Re: Question about crawldb and segments

2006-04-30 Thread Jason Camp

Hey Doug,
   I'm finally picking this up again, and I believe I have everything 
configured as you suggested - I'm running dfs at the indexing 
datacenter, along with a job tracker/namenode/task trackers. I'm running 
a job tracker/namenode/task trackers at the crawling datacenter, and its 
all pointed to use dfs at the indexing datacenter.


If I have mapreduce set to run locally, everything seems to be working 
fine. But if I set mapred.job.tracker to the job tracker that's running 
in the crawl datacenter, I get this when trying to run a fetch:


060430 155743 Waiting to find target node: crawl01/XX.XX.XX.XX:50010

For some reason, even though I'm specifying the fs.default.name as my 
other datacenter, it's trying to make itself a dfs node also. I was 
experimenting with some of the shell scripts, and it seems that in any 
configuration where this server is a task tracker, it also tries to be a 
dfs node. Am I missing something, or is there no way to make this server 
only a task tracker and not a dfs node also?

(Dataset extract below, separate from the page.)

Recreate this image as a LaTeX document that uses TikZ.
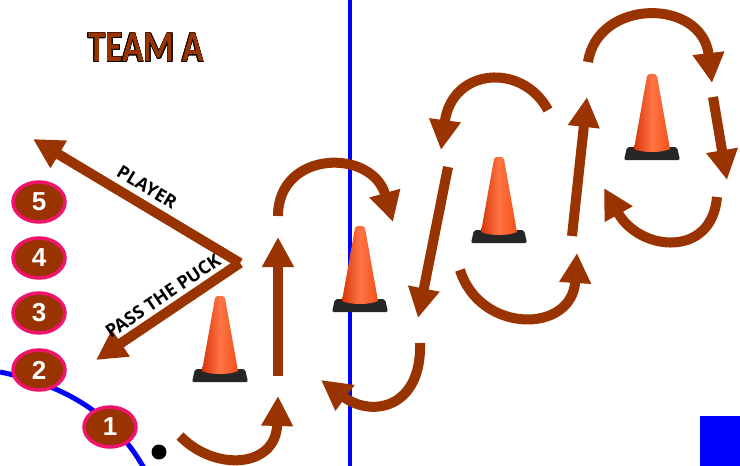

Let me know if this makes sense, its even a little confusing for me, and 
I set it up :)


Thanks!

Jason


Doug Cutting wrote:


Jason Camp wrote:


Unfortunately in our scenario, bw is cheap at our fetching datacenter,
but adding additional disk capacity is expensive - so we are fetching
the data and sending it back to another cluster (by exporting segments
from ndfs, copy, importing).



But to perform the copies, you're using a lot of bandwidth to your 
indexing datacenter, no?  Copying segments probably takes almost as 
much bandwidth as fetching them...



I know this sounds a bit messy, but it was the only way we could
come up with to utilize the benefits of both datacenters. Ideally, I'd
love to be able to have all of the servers in one cluster, and define
which servers I want to perform which tasks, so for instance we could
use the one group of servers to fetch the data, but the other group of
servers to store the data and perform the indexing/etc. If there's a
better way to do something like this than what we're doing, or if  you
think we're just insane for doing it this way, please let me know :) 
Thanks!



You can use different sets of machines for dfs and MapReduce, by 
starting them in differently configured installations.  So you could 
run dfs only in your indexing datacenter, and MapReduce in both 
datacenters configured to talk to the same dfs, at the indexing 
datacenter.  Then your fetch tasks as the fetch datacenter would 
write their output to the indexing datacenter's dfs.  And 
parse/updatedb/generate/index/etc. could all run at the other 
datacenter.  Does that make sense?


Doug





Re: Question about crawldb and segments

2006-04-30 Thread Herman Hardenbol
Sorry, I am on holiday until the 8th of May.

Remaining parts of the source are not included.